The incidence of retinal detachment after posterior chamber PIOL insertion is very low. In a series of 418 eyes that underwent a posterior chamber PIOL procedure, rhegmatogenous retinal detachment developed in 3 eyes (0.7%) at a mean of 19.8 months postoperatively, a rate comparable to the expected natural history of detachment in eyes with similar degrees of myopia.
Al-Abdullah AA, Al-Falah MA, Al-Rasheed SA, Khandekar R, Suarez E, Arevalo JF. Retinal complications after anterior versus posterior chamber phakic intraocular lens Implantation in a myopic cohort. J Refract Surg. 2015;1;31(12):814–819.

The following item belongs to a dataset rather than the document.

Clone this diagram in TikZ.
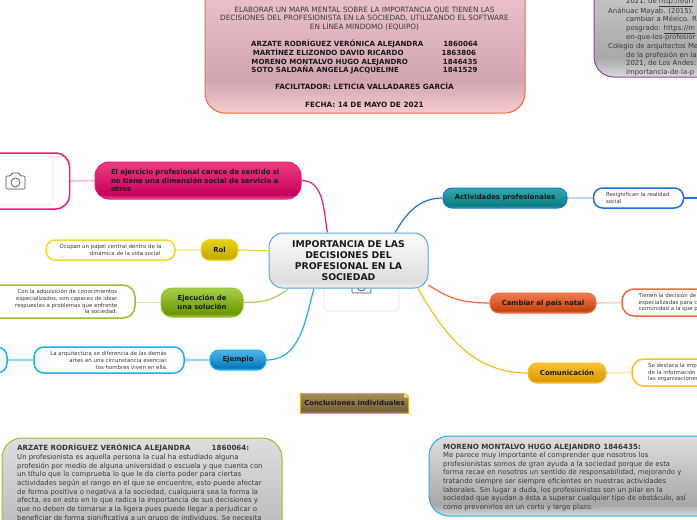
\documentclass[tikz,border=0pt]{standalone}
\usepackage{fontspec}
\setmainfont{DejaVu Sans}
\usetikzlibrary{calc}
\definecolor{InkDark}{HTML}{1A1A1A}
\definecolor{InkGrey}{HTML}{3A3A3A}
\definecolor{PinkEdge}{HTML}{F0187A}
\definecolor{YellowEdge}{HTML}{F0DA28}
\definecolor{GreenEdge}{HTML}{98C030}
\definecolor{SkyEdge}{HTML}{1CB0F0}
\definecolor{BlueEdge}{HTML}{1E6FE0}
\definecolor{CoralEdge}{HTML}{F5683C}
\definecolor{AmberEdge}{HTML}{FFBC20}
\definecolor{PurpleEdge}{HTML}{8E44A8}
\definecolor{CentralEdge}{HTML}{5AA8DC}
\definecolor{gTitleA}{HTML}{F0C6D0}\definecolor{gTitleB}{HTML}{D2A6B0}\definecolor{gTitleC}{HTML}{F6CACC}
\definecolor{gGreyA}{HTML}{DEDEDE}\definecolor{gGreyB}{HTML}{A8A8A8}\definecolor{gGreyC}{HTML}{DADADA}
\definecolor{gPinkA}{HTML}{EE3C80}\definecolor{gPinkB}{HTML}{C8005C}\definecolor{gPinkC}{HTML}{E85090}
\definecolor{gRolA}{HTML}{E8D418}\definecolor{gRolB}{HTML}{C4AC00}\definecolor{gRolC}{HTML}{E8D850}
\definecolor{gGreenA}{HTML}{A6D048}\definecolor{gGreenB}{HTML}{6A9800}\definecolor{gGreenC}{HTML}{A0C850}
\definecolor{gSkyA}{HTML}{4CB8F0}\definecolor{gSkyB}{HTML}{0878B8}\definecolor{gSkyC}{HTML}{50B8E8}
\definecolor{gTealA}{HTML}{30ACAE}\definecolor{gTealB}{HTML}{0A7C7E}\definecolor{gTealC}{HTML}{40A8A8}
\definecolor{gCoralA}{HTML}{F27C50}\definecolor{gCoralB}{HTML}{C44210}\definecolor{gCoralC}{HTML}{EE8058}
\definecolor{gAmberA}{HTML}{F6C436}\definecolor{gAmberB}{HTML}{DA9800}\definecolor{gAmberC}{HTML}{F4C850}
\definecolor{gBrownA}{HTML}{A48E64}\definecolor{gBrownB}{HTML}{766238}\definecolor{gBrownC}{HTML}{A89470}
\definecolor{gWhiteA}{HTML}{FCFCFC}\definecolor{gWhiteB}{HTML}{DEDEDE}\definecolor{gWhiteC}{HTML}{F0F0F0}
% gloss: name, top, dark band, bottom rim, band position
\newcommand{\glossdef}[5]{\pgfdeclareverticalshading{#1}{100bp}{color(0bp)=(#4); color(25bp)=(#4); color(#5bp)=(#3); color(75bp)=(#2); color(100bp)=(#2)}}
\glossdef{glosstitle}{gTitleA}{gTitleB}{gTitleC}{37}
\glossdef{glossgrey}{gGreyA}{gGreyB}{gGreyC}{32}
\glossdef{glosspink}{gPinkA}{gPinkB}{gPinkC}{31}
\glossdef{glossrol}{gRolA}{gRolB}{gRolC}{31}
\glossdef{glossgreen}{gGreenA}{gGreenB}{gGreenC}{31}
\glossdef{glosssky}{gSkyA}{gSkyB}{gSkyC}{31}
\glossdef{glossteal}{gTealA}{gTealB}{gTealC}{31}
\glossdef{glosscoral}{gCoralA}{gCoralB}{gCoralC}{31}
\glossdef{glossamber}{gAmberA}{gAmberB}{gAmberC}{31}
\glossdef{glossbrown}{gBrownA}{gBrownB}{gBrownC}{31}
\glossdef{glosswhite}{gWhiteA}{gWhiteB}{gWhiteC}{31}
\newcommand{\namerow}[1]{{\fontsize{7.1}{8.65}\selectfont\bfseries #1}}
\newcommand{\panelhead}[1]{{\fontsize{7.15}{8.65}\selectfont\bfseries #1}}
\pgfdeclarelayer{behind}
\pgfsetlayers{behind,main}
\tikzset{
  topicbox/.style={rounded corners=9pt, line width=1pt, inner sep=0pt, align=center, text=InkDark, font=\fontsize{6.9}{8.8}\selectfont\bfseries},
  notebox/.style={rounded corners=9pt, line width=1.5pt, fill=white, inner sep=0pt, text=InkGrey, font=\fontsize{5.45}{6.9}\selectfont},
  panelbox/.style={rounded corners=20pt, line width=1pt},
  panelfont/.style={inner sep=0pt, align=left, text=InkGrey, font=\fontsize{6.9}{8.65}\selectfont},
  photobox/.style={rounded corners=4pt, draw=black!10, line width=.7pt, fill=white},
  mainlink/.style={line width=1.2pt},
  sublink/.style={line width=1.6pt},
  cameraicon/.pic={
    \draw[black!70, line width=.7pt, rounded corners=1pt] (-9.5,-5) -- (-5,-5) -- (-3.5,-8) -- (3.5,-8) -- (5,-5) -- (9.5,-5) -- (9.5,8) -- (-9.5,8) -- cycle;
    \draw[black!70, line width=.7pt] (0,1.5) circle (4.5);
  }
}
\begin{document}
\begin{tikzpicture}[x=1pt, y=-1pt]
\useasboundingbox (0,0) rectangle (697,520);

% Title
\node[panelbox, draw=CoralEdge, shading=glosstitle, minimum width=320, minimum height=138] (titlebox) at (365,44) {};
\node[inner sep=0pt, align=center, text=InkDark, font=\fontsize{7.28}{8.65}\selectfont] (titletext) at (364.5,57) {\textcolor{InkGrey}{ELABORAR UN MAPA MENTAL SOBRE LA IMPORTANCIA QUE TIENEN LAS}\\
\textcolor{InkGrey}{DECISIONES DEL PROFESIONISTA EN LA SOCIEDAD, UTILIZANDO EL SOFTWARE}\\
\textcolor{InkGrey}{EN LÍNEA MINDOMO (EQUIPO)}\\[8.5pt]
\namerow{ARZATE RODRÍGUEZ VERÓNICA ALEJANDRA\hspace{20pt}1860064}\\
\namerow{MARTÍNEZ ELIZONDO DAVID RICARDO\hspace{38pt}1863806}\\
\namerow{MORENO MONTALVO HUGO ALEJANDRO\hspace{35pt}1846435}\\
\namerow{SOTO SALDAÑA ANGELA JACQUELINE\hspace{44pt}1841529}\\[8.5pt]
\textbf{FACILITADOR: LETICIA VALLADARES GARCÍA}\\[8.5pt]
\textbf{FECHA: 14 DE MAYO DE 2021}};

% References, top right
\node[panelbox, draw=PurpleEdge, shading=glossgrey, minimum width=200, minimum height=137] (refbox) at (694,8.5) {};
\node[panelfont, anchor=north west] (reftext) at (608,-2.4) {\hspace*{18pt}2021, de \underline{http://eurl}\\
Anáhuac Mayab. (2015).\\
\hspace*{18pt}cambiar a México. R\\
\hspace*{18pt}posgrado: \underline{https://m}\\
\hspace*{18pt}en-que-los-profesior\\
Colegio de arquitectos Me\\
\hspace*{18pt}de la profesión en la\\
\hspace*{18pt}2021, de Los Andes:\\
\hspace*{18pt}importancia-de-la-p};

% Central topic
\node[photobox, minimum width=75, minimum height=60] (centralphoto) at (361.5,281) {};
\pic at (361.5,285) {cameraicon};
\node[rounded corners=14pt, line width=1pt, draw=CentralEdge, shading=glosswhite, minimum width=159, minimum height=55, inner sep=0pt, align=center, text=InkDark, font=\fontsize{9.3}{11}\selectfont\bfseries] (central) at (348.5,260.5) {IMPORTANCIA DE LAS\\DECISIONES DEL\\PROFESIONAL EN LA\\SOCIEDAD};

% Left branches
\node[topicbox, draw=PinkEdge, shading=glosspink, rounded corners=14pt, minimum width=206, minimum height=37, text width=174, align=left] (pinktopic) at (198,180.5) {El ejercicio profesional carece de sentido si\\no tiene una dimensión social de servicio a\\otros};
\node[notebox, draw=PinkEdge, rounded corners=14pt, minimum width=110, minimum height=56] (pinkimage) at (14.5,181) {};
\node[photobox, minimum width=100, minimum height=49] (pinkphoto) at (3,180.5) {};
\pic at (15.5,181) {cameraicon};

\node[topicbox, draw=YellowEdge, shading=glossrol, minimum width=37, minimum height=21] (roltopic) at (219.5,250) {Rol};
\node[notebox, draw=YellowEdge, minimum width=129, minimum height=20, align=right] (rolnote) at (110.5,250) {Ocupan un papel central dentro de la\\dinámica de la vida social\hspace*{1pt}};

\node[topicbox, draw=GreenEdge, shading=glossgreen, rounded corners=11pt, minimum width=82, minimum height=29] (solutiontopic) at (202,302.5) {Ejecución de\\una solución};
\node[notebox, draw=GreenEdge, rounded corners=12pt, minimum width=175, minimum height=33] (solutionnote) at (47.5,301.5) {};
\node[inner sep=0pt, align=right, text=InkGrey, font=\fontsize{5.45}{6.9}\selectfont, anchor=east] (solutiontext) at (117.5,301.5) {Con la adquisición de conocimientos\\especializados, son capaces de idear\\respuestas a problemas que enfrente\hspace*{2pt}\\la sociedad.};

\node[topicbox, draw=SkyEdge, shading=glosssky, minimum width=56, minimum height=20] (exampletopic) at (238,360) {Ejemplo};
\node[notebox, draw=SkyEdge, rounded corners=10pt, minimum width=150, minimum height=26, align=right] (examplenote) at (109,360) {La arquitectura se diferencia de las demás\hspace*{1pt}\\artes en una circunstancia esencial:\hspace*{1pt}\\los hombres viven en ella.};
\node[notebox, draw=SkyEdge, rounded corners=10pt, minimum width=80, minimum height=26] (exampleimage) at (-33,360) {};

% Right branches
\node[topicbox, draw=BlueEdge, shading=glossteal, minimum width=124, minimum height=20] (activitytopic) at (505,198) {Actividades profesionales};
\node[notebox, draw=BlueEdge, minimum width=90, minimum height=20, text width=65, align=left] (activitynote) at (638.5,198) {Resignifican la realidad\\social};
\coordinate (activityend) at (697,198);

\node[topicbox, draw=CoralEdge, shading=glosscoral, minimum width=106, minimum height=20] (returntopic) at (543,303) {Cambiar al país natal};
\node[notebox, draw=CoralEdge, rounded corners=12pt, minimum width=150, minimum height=27] (returnnote) at (697,302.5) {};
\node[inner sep=0pt, align=left, text=InkGrey, font=\fontsize{5.45}{6.6}\selectfont, anchor=west] (returntext) at (638.5,302.5) {Tienen la decisión de\\especializadas para c\\comunidad a la que p};

\node[topicbox, draw=AmberEdge, shading=glossamber, minimum width=78, minimum height=20] (speechtopic) at (567,373) {Comunicación};
\node[notebox, draw=AmberEdge, rounded corners=12pt, minimum width=150, minimum height=27] (speechnote) at (707,372.5) {};
\node[inner sep=0pt, align=left, text=InkGrey, font=\fontsize{5.45}{6.6}\selectfont, anchor=west] (speechtext) at (648,372.5) {Se destaca la imp\\de la información\\las organizaciones};

% Individual conclusions
\node[draw=AmberEdge!90!black, line width=1pt, shading=glossbrown, minimum width=108, minimum height=20, inner sep=0pt, text=InkDark, font=\fontsize{6.9}{9}\selectfont\bfseries] (conclusions) at (354.5,403) {Conclusiones individuales};
\fill[white] ($(conclusions.north east)+(-5,-1)$) -- ($(conclusions.north east)+(1,-1)$) -- ($(conclusions.north east)+(1,5)$) -- cycle;
\fill[AmberEdge!60] ($(conclusions.north east)+(-5,0)$) -- ($(conclusions.north east)+(-5,5)$) -- ($(conclusions.north east)+(0,5)$) -- cycle;

\node[panelbox, draw=GreenEdge, shading=glossgrey, minimum width=280, minimum height=160] (arzatebox) at (142,518) {};
\node[panelfont, anchor=north west] (arzatetext) at (17,444) {\panelhead{ARZATE RODRÍGUEZ VERÓNICA ALEJANDRA\hspace{21pt}1860064:}\\
Un profesionista es aquella persona la cual ha estudiado alguna\\
profesión por medio de alguna universidad o escuela y que cuenta con\\
un título que lo comprueba lo que le da cierto poder para ciertas\\
actividades según el rango en el que se encuentre, esto puede afectar\\
de forma positiva o negativa a la sociedad, cualquiera sea la forma la\\
afecta, es en esto en lo que radica la importancia de sus decisiones y\\
que no deben de tomarse a la ligera pues puede llegar a perjudicar o\\
beneficiar de forma significativa a un grupo de individuos. Se necesita};

\node[panelbox, draw=SkyEdge, shading=glossgrey, minimum width=300, minimum height=80] (morenobox) at (579,476) {};
\node[panelfont, anchor=north west] (morenotext) at (443,443.5) {\panelhead{MORENO MONTALVO HUGO ALEJANDRO 1846435:}\\
Me parece muy importante el comprender que nosotros los\\
profesionistas somos de gran ayuda a la sociedad porque de esta\\
forma recae en nosotros un sentido de responsabilidad, mejorando y\\
tratando siempre ser siempre eficientes en nuestras actividades\\
laborales. Sin lugar a duda, los profesionistas son un pilar en la\\
sociedad que ayudan a ésta a superar cualquier tipo de obstáculo, así\\
como prevenirlos en un corto y largo plazo.};

% Links
\begin{pgfonlayer}{behind}
\draw[mainlink, PinkEdge] (central.127) to[out=100, in=0] (pinktopic.east);
\draw[mainlink, YellowEdge] (central.173) to[out=180, in=0] (roltopic.east);
\draw[mainlink, GreenEdge!80] (central.-155) to[out=-140, in=0] (solutiontopic.east);
\draw[mainlink, SkyEdge] (central.-141) to[out=-105, in=0] (exampletopic.east);
\draw[mainlink, BlueEdge] (central.31) to[out=60, in=180] (activitytopic.west);
\draw[mainlink, CoralEdge] (central.-17) to[out=-35, in=180] (returntopic.west);
\draw[mainlink, AmberEdge] (central.-22) to[out=-60, in=180] (speechtopic.west);

\draw[sublink, PinkEdge!30] (pinktopic.west) -- (pinkimage.east);
\draw[sublink, YellowEdge!40] (roltopic.west) -- (rolnote.east);
\draw[sublink, GreenEdge!40] (solutiontopic.west) -- (solutionnote.east |- solutiontopic.west);
\draw[sublink, SkyEdge!50] (exampletopic.west) -- (examplenote.east);
\draw[sublink, SkyEdge!50] (examplenote.west) -- (exampleimage.east);
\draw[sublink, BlueEdge!30] (activitytopic.east) -- (activitynote.west);
\draw[sublink, BlueEdge] (activitynote.east) -- (activityend);
\draw[sublink, CoralEdge!30] (returntopic.east) -- (returnnote.west);
\draw[sublink, AmberEdge!35] (speechtopic.east) -- (speechnote.west);
\end{pgfonlayer}
\end{tikzpicture}
\end{document}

Kamiya K, Shimizu K, Igarashi A, Hikita F, Komatsu M. Four-year follow-up of posterior chamber phakic intraocular lens implantation for moderate to high myopia. Arch Ophthalmol. 2009;127(7):845–850.
Kohnen T, Knorz MC, Cochener B, et al. AcrySof phakic angle-supported intraocular lens for the correction of moderate-to-high myopia: one-year results of a multicenter European study. Ophthalmology. 2009;116(7):1314–1321.
Sanders DR. Anterior subcapsular opacities and cataracts 5 years after surgery in the Visian Implantable Collamer Lens FDA trial. J Refract Surg. 2008;24(6):566–570.
Sanders DR, Vukich JA, Doney K, Gaston M; Implantable Contact Lens in Treatment of Myopia Study Group. U.S. Food and Drug Administration clinical trial of the Implantable Contact Lens for moderate to high myopia. Ophthalmology. 2003;110(2):255–266.
Angle-supported phakic intraocular lens
The complications reported most frequently for angle-supported PIOLs are nighttime glare and halos, pupil ovalization, and endothelial cell loss. The risk of pupillary block is low with the use of modern PIOL designs and of iridotomies when needed.
Glare and halos, the most commonly reported symptoms after angle-supported PIOL insertion, occurred in 18.8%–20.0% of patients, but these symptoms appear to decrease by as much as 50% over a postoperative period of 7 years. Endothelial cell loss occurring 1–7 years after angle-supported PIOL insertion ranges from 4.6% to 8.4%. Pupil ovalization can occur because of iris tuck during insertion, or it can occur over time as a result of chronic inflammation and fibrosis around the haptics within the anterior chamber angle. The incidence of pupil ovalization ranges from 5.9% to 27.5% and is directly related to the postoperative interval studied. Ovalization is more likely when the implant is too large. In contrast, endothelial damage and decentration are most often associated with movement of a lens that is too small.
Knorz and colleagues reported on the 6-month to 3-year results of an angle-supported PIOL in 360 eyes with moderate to high myopia. No eyes experienced pupillary block, pupil ovalization, or retinal detachment. The annualized percentage loss in central and peripheral endothelial cell density from 6 months to 3 years was 0.41% and 1.11%, respectively.
Knorz MC, Lane SS, Holland SP. Angle-supported phakic intraocular lens for correction of moderate to high myopia: Three-year interim results in international multicenter studies. J Cataract Refract Surg. 2011;37(3):469–480.